Case Studies / ERP & Logistics

Enterprise ERP Migration & Global Logistics

Pharmatech For Medical — UAE

Overview

Pharmatech is a pharmaceutical trading company operating between South Korea and the United Arab Emirates. Their teams managed inventory, customs paperwork, and customer orders through separate spreadsheets, email threads, and printed forms. As shipment volume grew, small data gaps turned into real supply chain delays — and finance could not trust the numbers coming from operations.

I was brought in to unify the business on a single ERP platform and remove the manual steps that slowed down every international shipment. The goal was not just software installation. It was a full operational redesign: one source of truth, instant trade documents, and zero paper on the warehouse floor.

Challenge

Product data lived in disconnected files. Warehouse staff retyped lot numbers into packing lists. Sales teams created proforma invoices by hand in Word, often with outdated prices or missing HS codes. When a customs broker asked for corrections, the whole shipment waited while someone hunted through emails.

The company also needed custom fields for pharmaceutical compliance — batch tracking, expiry dates, and country-specific labeling rules — that standard ERP templates did not cover out of the box. Any solution had to work for both the Korean head office and the Dubai distribution hub without duplicating records.

Approach

I started by mapping the order-to-shipment workflow with operations and finance leads. We identified six document types that were recreated manually every week. I then deployed ERPNext as the core system and extended it with custom DocTypes for pharmaceutical line items, landed cost allocation, and multi-currency pricing.

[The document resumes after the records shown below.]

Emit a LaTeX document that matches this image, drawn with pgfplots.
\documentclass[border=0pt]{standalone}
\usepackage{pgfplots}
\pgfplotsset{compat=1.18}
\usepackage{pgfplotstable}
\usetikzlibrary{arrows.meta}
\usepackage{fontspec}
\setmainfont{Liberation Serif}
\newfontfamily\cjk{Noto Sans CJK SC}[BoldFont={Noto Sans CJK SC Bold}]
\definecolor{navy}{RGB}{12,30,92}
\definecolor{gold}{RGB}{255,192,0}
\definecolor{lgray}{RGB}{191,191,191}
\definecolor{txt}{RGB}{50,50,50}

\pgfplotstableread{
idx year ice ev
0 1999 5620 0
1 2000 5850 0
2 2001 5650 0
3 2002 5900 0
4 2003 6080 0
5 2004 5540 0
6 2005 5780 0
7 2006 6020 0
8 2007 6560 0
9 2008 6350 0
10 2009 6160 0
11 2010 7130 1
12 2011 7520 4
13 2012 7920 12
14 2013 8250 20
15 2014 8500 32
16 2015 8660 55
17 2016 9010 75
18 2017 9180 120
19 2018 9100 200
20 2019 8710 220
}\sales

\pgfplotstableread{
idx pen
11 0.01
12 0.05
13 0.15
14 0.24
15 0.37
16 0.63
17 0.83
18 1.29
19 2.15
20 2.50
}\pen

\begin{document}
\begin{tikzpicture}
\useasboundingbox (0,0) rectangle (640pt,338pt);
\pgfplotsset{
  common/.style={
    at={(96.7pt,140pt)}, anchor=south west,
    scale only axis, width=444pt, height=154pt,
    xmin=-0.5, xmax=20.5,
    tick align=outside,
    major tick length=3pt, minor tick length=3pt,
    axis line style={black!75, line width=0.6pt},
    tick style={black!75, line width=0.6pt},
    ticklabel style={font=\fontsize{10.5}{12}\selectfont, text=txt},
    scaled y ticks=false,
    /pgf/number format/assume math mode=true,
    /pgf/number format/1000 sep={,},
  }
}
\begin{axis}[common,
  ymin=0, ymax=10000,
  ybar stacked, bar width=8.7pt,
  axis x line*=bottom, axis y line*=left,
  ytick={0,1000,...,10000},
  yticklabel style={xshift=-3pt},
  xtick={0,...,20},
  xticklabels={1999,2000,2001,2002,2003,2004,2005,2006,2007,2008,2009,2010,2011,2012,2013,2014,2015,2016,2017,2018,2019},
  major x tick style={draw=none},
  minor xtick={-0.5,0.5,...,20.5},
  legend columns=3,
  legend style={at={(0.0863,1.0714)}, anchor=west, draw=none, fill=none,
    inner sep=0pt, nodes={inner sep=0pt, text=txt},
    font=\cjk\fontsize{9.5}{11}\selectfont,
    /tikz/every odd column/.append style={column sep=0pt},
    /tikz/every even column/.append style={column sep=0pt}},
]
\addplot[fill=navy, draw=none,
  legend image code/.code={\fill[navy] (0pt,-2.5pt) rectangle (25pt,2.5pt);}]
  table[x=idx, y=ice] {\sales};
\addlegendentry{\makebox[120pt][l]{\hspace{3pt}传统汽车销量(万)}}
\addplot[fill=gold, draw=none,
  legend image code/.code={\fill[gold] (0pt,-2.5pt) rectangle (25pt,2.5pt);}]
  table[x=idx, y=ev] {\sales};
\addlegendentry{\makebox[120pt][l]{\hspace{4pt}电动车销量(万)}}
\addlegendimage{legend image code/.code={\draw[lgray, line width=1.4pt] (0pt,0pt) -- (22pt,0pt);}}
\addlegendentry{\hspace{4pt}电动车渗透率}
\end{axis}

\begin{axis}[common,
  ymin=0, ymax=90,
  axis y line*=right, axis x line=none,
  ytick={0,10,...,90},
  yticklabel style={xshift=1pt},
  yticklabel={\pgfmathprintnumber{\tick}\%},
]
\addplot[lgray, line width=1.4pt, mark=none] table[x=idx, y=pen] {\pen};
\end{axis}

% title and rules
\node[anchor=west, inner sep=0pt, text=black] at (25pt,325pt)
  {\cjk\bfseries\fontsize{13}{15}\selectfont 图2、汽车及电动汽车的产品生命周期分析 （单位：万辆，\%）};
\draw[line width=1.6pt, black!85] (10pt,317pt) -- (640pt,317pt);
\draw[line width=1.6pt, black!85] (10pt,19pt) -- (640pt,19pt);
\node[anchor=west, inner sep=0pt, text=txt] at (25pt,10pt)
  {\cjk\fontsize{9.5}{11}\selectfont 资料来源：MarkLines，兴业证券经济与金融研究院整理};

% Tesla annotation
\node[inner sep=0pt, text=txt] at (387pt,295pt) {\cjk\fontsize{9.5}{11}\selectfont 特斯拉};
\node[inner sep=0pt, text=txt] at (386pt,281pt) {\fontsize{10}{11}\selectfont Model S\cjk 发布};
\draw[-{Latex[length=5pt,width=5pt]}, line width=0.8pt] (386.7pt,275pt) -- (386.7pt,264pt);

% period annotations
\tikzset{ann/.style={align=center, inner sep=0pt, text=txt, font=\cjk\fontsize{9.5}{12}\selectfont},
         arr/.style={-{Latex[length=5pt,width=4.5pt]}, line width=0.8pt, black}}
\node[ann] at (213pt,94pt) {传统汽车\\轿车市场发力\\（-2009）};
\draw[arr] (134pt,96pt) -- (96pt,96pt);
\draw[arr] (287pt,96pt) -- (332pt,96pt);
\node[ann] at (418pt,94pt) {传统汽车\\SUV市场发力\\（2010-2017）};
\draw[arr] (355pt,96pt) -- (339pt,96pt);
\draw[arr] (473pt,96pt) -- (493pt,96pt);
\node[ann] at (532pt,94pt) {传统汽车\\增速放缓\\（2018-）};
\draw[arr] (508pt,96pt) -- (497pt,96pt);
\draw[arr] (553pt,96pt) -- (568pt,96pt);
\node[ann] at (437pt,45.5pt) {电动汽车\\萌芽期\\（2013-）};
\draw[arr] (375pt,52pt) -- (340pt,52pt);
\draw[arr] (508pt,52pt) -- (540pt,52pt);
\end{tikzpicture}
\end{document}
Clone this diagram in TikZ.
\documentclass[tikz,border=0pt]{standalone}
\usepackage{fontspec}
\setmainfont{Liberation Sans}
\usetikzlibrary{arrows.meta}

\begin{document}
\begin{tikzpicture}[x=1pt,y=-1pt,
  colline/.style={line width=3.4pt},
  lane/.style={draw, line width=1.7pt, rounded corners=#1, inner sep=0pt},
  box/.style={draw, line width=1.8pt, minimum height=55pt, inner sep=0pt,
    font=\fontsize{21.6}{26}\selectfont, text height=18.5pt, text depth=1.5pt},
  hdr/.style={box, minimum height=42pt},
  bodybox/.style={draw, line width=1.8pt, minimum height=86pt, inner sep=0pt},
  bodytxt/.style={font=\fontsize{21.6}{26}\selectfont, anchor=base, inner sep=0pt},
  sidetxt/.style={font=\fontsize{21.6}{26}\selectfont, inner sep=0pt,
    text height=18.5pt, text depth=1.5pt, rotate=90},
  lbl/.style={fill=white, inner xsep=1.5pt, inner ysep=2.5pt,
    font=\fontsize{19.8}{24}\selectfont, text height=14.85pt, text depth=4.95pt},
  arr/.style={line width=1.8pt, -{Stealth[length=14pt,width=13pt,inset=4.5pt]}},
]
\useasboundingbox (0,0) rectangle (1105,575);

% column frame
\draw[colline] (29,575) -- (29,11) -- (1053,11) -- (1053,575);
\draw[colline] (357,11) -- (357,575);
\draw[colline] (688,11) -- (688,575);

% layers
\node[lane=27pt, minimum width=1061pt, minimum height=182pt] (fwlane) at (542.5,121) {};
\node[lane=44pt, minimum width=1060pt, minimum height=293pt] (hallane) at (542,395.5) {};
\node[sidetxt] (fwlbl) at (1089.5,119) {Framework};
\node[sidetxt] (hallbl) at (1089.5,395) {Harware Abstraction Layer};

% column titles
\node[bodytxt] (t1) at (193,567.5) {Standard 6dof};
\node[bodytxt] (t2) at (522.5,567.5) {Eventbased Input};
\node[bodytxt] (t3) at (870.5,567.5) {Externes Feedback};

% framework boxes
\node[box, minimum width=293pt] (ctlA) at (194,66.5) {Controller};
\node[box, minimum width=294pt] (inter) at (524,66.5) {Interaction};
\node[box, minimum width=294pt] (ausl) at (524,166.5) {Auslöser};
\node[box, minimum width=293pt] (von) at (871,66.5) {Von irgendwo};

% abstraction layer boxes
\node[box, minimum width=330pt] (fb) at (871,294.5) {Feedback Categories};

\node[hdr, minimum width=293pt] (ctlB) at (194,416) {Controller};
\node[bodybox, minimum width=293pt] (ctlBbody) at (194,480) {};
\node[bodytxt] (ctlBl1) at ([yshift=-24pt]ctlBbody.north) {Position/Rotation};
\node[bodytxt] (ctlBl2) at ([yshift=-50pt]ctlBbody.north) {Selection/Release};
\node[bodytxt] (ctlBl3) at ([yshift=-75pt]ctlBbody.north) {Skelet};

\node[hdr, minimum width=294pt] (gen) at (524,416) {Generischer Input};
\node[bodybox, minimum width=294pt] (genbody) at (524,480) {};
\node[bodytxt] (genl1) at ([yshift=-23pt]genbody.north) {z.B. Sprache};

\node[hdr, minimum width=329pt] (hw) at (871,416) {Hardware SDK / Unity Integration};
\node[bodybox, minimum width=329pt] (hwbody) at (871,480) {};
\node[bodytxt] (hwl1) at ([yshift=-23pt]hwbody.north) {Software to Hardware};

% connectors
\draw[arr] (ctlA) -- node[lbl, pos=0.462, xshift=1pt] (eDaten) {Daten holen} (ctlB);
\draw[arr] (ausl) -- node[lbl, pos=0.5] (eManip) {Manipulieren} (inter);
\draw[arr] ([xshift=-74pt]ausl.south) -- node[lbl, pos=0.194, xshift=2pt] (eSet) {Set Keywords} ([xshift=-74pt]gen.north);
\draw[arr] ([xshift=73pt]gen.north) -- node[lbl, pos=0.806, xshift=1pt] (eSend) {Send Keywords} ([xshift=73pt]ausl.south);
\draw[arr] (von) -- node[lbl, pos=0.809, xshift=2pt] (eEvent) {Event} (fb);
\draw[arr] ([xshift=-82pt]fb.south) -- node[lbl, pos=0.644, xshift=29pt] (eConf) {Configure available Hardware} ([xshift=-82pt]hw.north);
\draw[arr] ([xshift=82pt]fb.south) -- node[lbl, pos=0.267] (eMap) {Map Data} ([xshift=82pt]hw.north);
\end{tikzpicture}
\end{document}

For trade documents, I built automated HTML print formats tied directly to Sales Orders and Delivery Notes. When a shipment was confirmed, packing lists and proforma invoices generated in one click — with correct weights, carton counts, and buyer details pulled from live data. I trained both offices on the same workflow so Korea could enter production data and UAE could release goods without re-entry.

Technical Stack

  • ERPNext (Frappe framework) — inventory, sales, purchase, and accounting
  • Custom DocTypes and server scripts for pharma-specific fields
  • Jinja HTML print formats for packing lists and proforma invoices
  • Role-based permissions separating Korea HQ and UAE warehouse teams
  • Barcode-ready item masters for faster goods receipt and dispatch

Results

Within the first quarter after go-live, the operations team stopped printing internal forms entirely. Document preparation time per shipment dropped from hours to minutes. Finance began closing months with reconciled stock valuations because warehouse movements posted automatically to the ledger.

More importantly, the supply chain felt calmer. Staff were not chasing PDFs or fixing copy-paste errors at the last minute. Customs brokers received consistent, complete packages on the first send — and that alone removed most of the administrative delays that had frustrated the business for years.

Key Takeaways

International trade businesses do not fail on software choice — they fail on document friction. Connecting ERP records directly to print-ready trade templates eliminates an entire class of errors. Custom DocTypes are worth the investment when your industry has compliance fields that generic ERP modules ignore. And when you operate across countries, design one workflow with two roles, not two parallel systems.

Problem

Data was separated, and international trade documents were handled manually, causing supply chain delays.

Solution

Deployed an ERPNext ecosystem with custom DocTypes and built automated HTML templates for instant packing lists and proforma invoices.

Impact

Created a 100% paperless operation and removed all administrative delays.